Lonnie Chisenhall ended the season as Cleveland's starting third baseman, but Acta was often quick to note his age (23 years old). During their sit-down with reporters at the end of the year, Acta and general manager Chris Antonetti also spoke of Chisenhall's need to develop better strike-zone discipline.
Translation: Chisenhall is hardly a lock to be the Tribe's Opening Day third baseman in 2012. While Chisenhall will likely man the position on a regular basis at some point next season -- and he very well could earn the job in Spring Training -- Donald and Hannahan certainly could be vying for the starting role out of the gates.
Donald, who is under team control, impressed the Indians down the stretch both at the plate and with his versatility in the field. Hannahan, who is arbitration-eligible this winter, had an inconsistent year offensively, but lived up to the hype as one of baseball's best defenders at the hot corner.
Either player could serve as a stopgap at third base until Chisenhall is promoted or as a utility man off the bench if the youngster is on the team come Opening Day. If Chisenhall is on the Opening Day roster, the only way I could see both Donald and Hannahan on the roster is if one can also provide depth for the outfield. The Tribe has already tried Donald in the outfield in instructional league this winter.
Of course, this is all under the assumption that the Indians do not add help for third base. Cleveland could certainly try to address the position through offseason maneuvering. Whether at first or third base, the Indians want to add some more offense to a lineup that has struggled for the past two years.
With Drew Pomeranz and Alex White doing a fine job for the Colorado Rockies, do you believe the Tribe got a raw deal in the Ubaldo Jimenez sweepstakes?
-- Jared W., Durham, N.C.
Your definition of a "fine" job is interesting. Pomeranz went 1-2 with a 5.40 ERA in his debut for the Rockies and White went 2-4 with an 8.42 ERA, which included nine home runs allowed in 16 2/3 innings at Coors Field. They hardly blew away National League hitters in their first tour with Colorado.
Granted, both Pomeranz and White are young, and they still might turn into the second coming of the Randy Johnson-Curt Schilling duo. If that happens, sure, the Indians will have come out on the wrong end of the risk they knew they were taking.

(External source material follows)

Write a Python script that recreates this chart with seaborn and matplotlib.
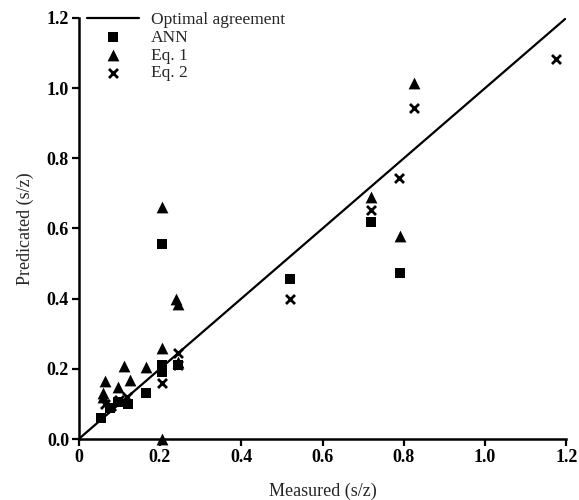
import numpy as np
import pandas as pd
import matplotlib
matplotlib.use("Agg")
import matplotlib.pyplot as plt
import seaborn as sns

# Data
ann_x = [0.056, 0.077, 0.097, 0.122, 0.165, 0.204, 0.204, 0.204, 0.245, 0.519, 0.719, 0.790]
ann_y = [0.059, 0.087, 0.106, 0.100, 0.130, 0.557, 0.210, 0.190, 0.210, 0.456, 0.618, 0.472]

eq1_x = [0.060, 0.060, 0.064, 0.097, 0.112, 0.126, 0.165, 0.204, 0.204, 0.204, 0.240, 0.245, 0.245, 0.719, 0.790, 0.825]
eq1_y = [0.120, 0.130, 0.165, 0.148, 0.208, 0.168, 0.205, 0.660, 0.258, 0.000, 0.400, 0.385, 0.220, 0.689, 0.578, 1.015]

eq2_x = [0.065, 0.080, 0.100, 0.120, 0.204, 0.245, 0.245, 0.519, 0.719, 0.788, 0.825, 1.174]
eq2_y = [0.100, 0.095, 0.110, 0.120, 0.160, 0.244, 0.210, 0.399, 0.652, 0.743, 0.944, 1.083]

line_x = [0.0, 1.2]
line_y = [0.0, 1.2]

x_ticks = [0.0, 0.2, 0.4, 0.6, 0.8, 1.0, 1.2]
x_tick_labels = ["0", "0.2", "0.4", "0.6", "0.8", "1.0", "1.2"]
y_ticks = [0.0, 0.2, 0.4, 0.6, 0.8, 1.0, 1.2]
y_tick_labels = ["0.0", "0.2", "0.4", "0.6", "0.8", "1.0", "1.2"]

sns.set_style("ticks")
plt.rcParams['font.family'] = ['Liberation Serif', 'DejaVu Serif']

fig = plt.figure(figsize=(5.79, 5.0), dpi=100)
ax = fig.add_axes([0.136, 0.122, 0.842, 0.842])

sns.lineplot(x=line_x, y=line_y, ax=ax, color="black", linewidth=1.6,
             label="Optimal agreement")
sns.scatterplot(x=ann_x, y=ann_y, ax=ax, marker="s", color="black", s=56,
                edgecolor="black", linewidth=0, label="ANN", clip_on=False)
sns.scatterplot(x=eq1_x, y=eq1_y, ax=ax, marker="^", color="black", s=72,
                edgecolor="black", linewidth=0, label="Eq. 1", clip_on=False)
sns.scatterplot(x=eq2_x, y=eq2_y, ax=ax, marker="x", color="black", s=42,
                linewidth=2, label="Eq. 2", clip_on=False)

ax.set_xlim(0, 1.2)
ax.set_ylim(0, 1.2)
ax.set_xticks(x_ticks)
ax.set_xticklabels(x_tick_labels, fontweight="bold", fontsize=13)
ax.set_yticks(y_ticks)
ax.set_yticklabels(y_tick_labels, fontweight="bold", fontsize=13)
ax.set_xlabel("Measured (s/z)", fontsize=13, labelpad=12)
ax.set_ylabel("Predicated (s/z)", fontsize=13, labelpad=9)

for side in ["top", "right"]:
    ax.spines[side].set_visible(False)
for side in ["left", "bottom"]:
    ax.spines[side].set_linewidth(1.8)
    ax.spines[side].set_color("black")
ax.tick_params(axis="both", direction="out", length=5, width=1.6, colors="black", pad=2)

leg = ax.legend(loc="upper left", bbox_to_anchor=(-0.005, 1.04), frameon=False,
                fontsize=12.5, handlelength=3.0, handletextpad=0.7,
                labelspacing=0.1, borderaxespad=0.2)

fig.savefig("out.png", dpi=100)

But if Jimenez regains his form as an ace and helps the Tribe reach the postseason?
Well, let's just give this trade some more time to see what happens.

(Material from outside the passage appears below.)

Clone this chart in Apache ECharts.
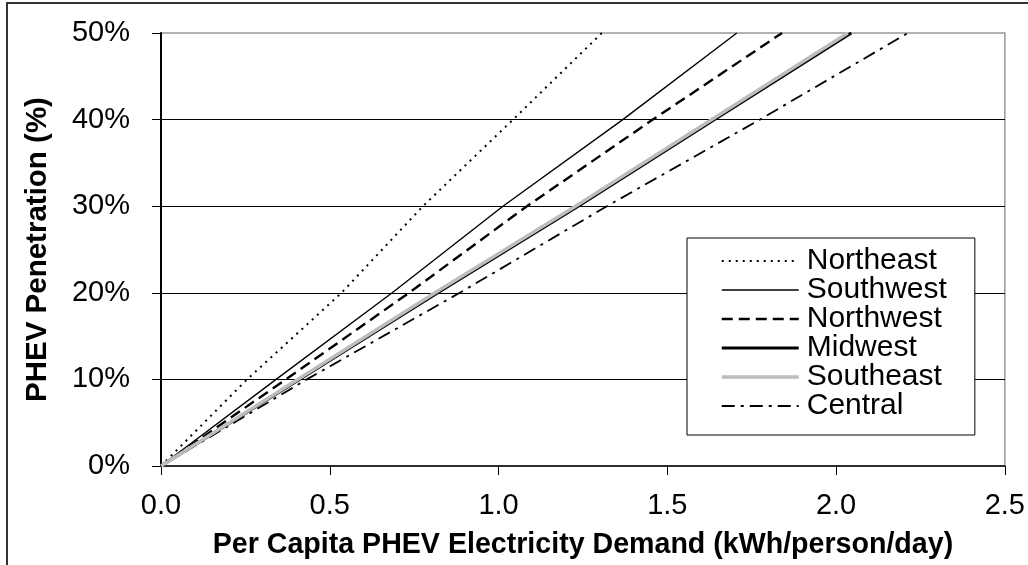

Is Kosuke Fukudome on the radar screen for the Indians in 2012? -- Ronald M., Lowell, Ohio
The Indians will definitely be looking at outfield options this offseason and the club liked what it saw from Fukudome in his time with the club last season. That said, Shin-Soo Choo is expected to be back in right field, which is Fukudome's primary position. If Fukudome (a free agent) is seeking a multiyear deal and a starting role, Cleveland might not be the best fit.

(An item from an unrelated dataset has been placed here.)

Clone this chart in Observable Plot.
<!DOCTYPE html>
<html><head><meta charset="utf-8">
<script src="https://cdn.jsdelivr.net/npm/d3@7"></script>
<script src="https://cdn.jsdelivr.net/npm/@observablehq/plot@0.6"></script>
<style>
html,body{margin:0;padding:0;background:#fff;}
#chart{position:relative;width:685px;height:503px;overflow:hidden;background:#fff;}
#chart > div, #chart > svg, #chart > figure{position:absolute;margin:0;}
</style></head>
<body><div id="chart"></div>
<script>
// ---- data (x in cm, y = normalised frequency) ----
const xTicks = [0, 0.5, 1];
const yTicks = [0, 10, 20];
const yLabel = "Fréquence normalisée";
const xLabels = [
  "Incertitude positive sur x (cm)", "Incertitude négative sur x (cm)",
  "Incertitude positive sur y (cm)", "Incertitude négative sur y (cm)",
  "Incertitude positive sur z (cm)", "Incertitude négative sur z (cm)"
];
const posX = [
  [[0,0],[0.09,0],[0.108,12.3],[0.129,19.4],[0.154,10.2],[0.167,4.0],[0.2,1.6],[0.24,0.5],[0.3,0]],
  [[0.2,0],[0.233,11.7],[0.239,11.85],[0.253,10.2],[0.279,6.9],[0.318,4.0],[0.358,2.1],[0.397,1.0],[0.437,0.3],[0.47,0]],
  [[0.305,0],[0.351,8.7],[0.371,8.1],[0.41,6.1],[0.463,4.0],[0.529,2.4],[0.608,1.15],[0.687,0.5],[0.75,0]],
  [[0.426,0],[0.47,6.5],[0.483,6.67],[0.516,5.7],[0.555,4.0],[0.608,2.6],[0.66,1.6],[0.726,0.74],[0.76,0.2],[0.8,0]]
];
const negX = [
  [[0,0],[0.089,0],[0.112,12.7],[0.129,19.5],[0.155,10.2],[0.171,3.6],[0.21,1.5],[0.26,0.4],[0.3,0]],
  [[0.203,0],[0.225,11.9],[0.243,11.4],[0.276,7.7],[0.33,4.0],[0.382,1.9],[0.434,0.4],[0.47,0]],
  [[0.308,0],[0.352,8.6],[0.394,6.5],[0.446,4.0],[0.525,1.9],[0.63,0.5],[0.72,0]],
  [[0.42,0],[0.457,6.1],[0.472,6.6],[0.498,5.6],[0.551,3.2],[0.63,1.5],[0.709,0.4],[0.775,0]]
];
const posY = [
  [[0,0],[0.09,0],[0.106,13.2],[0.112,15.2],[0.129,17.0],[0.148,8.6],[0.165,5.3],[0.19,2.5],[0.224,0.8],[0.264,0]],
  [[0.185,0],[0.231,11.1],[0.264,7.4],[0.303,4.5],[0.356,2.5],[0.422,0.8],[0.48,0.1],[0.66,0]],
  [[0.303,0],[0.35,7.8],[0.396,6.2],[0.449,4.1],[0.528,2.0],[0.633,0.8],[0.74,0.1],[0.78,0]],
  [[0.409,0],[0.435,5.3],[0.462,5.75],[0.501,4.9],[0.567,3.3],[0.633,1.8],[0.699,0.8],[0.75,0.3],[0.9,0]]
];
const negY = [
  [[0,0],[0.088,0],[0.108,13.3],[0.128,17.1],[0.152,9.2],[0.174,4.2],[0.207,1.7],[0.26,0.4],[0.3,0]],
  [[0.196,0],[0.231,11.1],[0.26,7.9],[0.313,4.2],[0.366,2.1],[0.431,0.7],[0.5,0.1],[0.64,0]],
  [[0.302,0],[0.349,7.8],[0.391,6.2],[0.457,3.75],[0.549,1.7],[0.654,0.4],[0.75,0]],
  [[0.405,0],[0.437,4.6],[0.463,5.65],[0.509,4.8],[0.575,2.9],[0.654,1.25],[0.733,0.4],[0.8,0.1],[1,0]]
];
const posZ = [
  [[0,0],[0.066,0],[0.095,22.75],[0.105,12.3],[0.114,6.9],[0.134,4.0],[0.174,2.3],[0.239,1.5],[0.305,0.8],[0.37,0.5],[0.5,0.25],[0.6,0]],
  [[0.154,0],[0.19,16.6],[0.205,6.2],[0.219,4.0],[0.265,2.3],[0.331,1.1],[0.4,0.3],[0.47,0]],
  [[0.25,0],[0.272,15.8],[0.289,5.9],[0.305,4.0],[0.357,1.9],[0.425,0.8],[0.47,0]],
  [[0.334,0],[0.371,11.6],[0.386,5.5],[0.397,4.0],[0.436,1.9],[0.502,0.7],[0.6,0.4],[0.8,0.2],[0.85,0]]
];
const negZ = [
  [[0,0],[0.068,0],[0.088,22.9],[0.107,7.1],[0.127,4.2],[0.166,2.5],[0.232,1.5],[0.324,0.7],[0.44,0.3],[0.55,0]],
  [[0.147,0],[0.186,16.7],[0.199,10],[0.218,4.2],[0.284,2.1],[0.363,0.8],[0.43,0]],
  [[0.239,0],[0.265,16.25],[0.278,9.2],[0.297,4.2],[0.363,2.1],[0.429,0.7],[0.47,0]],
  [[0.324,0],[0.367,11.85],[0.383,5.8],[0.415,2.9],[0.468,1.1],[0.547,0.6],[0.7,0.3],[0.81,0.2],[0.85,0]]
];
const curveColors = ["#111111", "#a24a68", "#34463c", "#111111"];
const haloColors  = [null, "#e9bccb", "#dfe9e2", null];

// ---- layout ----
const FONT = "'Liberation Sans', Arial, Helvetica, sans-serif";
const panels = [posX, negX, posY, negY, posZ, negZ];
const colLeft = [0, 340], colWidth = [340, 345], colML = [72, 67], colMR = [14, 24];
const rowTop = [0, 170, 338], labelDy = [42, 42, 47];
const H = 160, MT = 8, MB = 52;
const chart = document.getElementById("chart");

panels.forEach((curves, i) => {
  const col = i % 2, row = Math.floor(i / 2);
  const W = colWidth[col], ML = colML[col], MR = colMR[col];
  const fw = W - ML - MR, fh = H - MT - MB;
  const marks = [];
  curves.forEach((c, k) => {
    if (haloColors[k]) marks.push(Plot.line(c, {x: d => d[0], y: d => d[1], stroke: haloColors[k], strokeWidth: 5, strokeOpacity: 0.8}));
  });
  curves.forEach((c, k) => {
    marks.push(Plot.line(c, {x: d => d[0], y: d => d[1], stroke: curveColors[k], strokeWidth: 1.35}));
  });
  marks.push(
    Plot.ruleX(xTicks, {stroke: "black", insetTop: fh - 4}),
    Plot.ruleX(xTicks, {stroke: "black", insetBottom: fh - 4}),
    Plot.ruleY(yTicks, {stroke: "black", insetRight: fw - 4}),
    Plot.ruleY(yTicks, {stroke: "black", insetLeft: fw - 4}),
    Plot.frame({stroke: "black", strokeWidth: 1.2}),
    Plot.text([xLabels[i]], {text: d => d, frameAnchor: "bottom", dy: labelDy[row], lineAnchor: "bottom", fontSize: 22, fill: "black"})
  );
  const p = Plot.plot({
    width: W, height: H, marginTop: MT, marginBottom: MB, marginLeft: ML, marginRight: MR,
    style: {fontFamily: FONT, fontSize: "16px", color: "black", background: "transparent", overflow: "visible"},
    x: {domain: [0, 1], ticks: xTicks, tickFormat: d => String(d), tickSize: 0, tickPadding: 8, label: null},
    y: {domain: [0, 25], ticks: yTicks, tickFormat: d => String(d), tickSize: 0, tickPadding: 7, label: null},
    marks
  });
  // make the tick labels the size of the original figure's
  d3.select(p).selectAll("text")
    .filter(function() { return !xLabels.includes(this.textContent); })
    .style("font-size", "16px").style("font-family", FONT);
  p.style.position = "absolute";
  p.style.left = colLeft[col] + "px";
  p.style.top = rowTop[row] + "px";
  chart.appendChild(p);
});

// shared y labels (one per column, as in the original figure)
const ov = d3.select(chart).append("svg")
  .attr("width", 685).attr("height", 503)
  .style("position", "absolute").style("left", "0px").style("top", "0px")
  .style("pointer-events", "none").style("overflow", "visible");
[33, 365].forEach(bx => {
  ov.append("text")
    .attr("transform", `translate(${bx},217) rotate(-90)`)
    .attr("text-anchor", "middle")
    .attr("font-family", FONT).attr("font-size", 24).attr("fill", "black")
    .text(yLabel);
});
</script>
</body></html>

I watched David Justice come up in Atlanta and as a Indian. Does Michael Brantley remind you of a young Justice? -- Derrick R., Cleveland
I would say no -- only because Justice proved to be more of a run producer. At 24 years old (Brantley's current age), Justice already had a season with 28 homers and 78 RBIs. Justice later went on to be a threat to hit 30 homers and 100 RBIs on a regular basis.
He could prove me wrong, but I see Brantley developing into a hitter who could consistently hit around .275 with 15-20 homers, 30 doubles and maybe around 60-70 RBIs with some stolen bases. Using those benchmarks, guys like Brady Anderson (minus that 50-homer season in 1996) or Andy Van Slyke come to mind.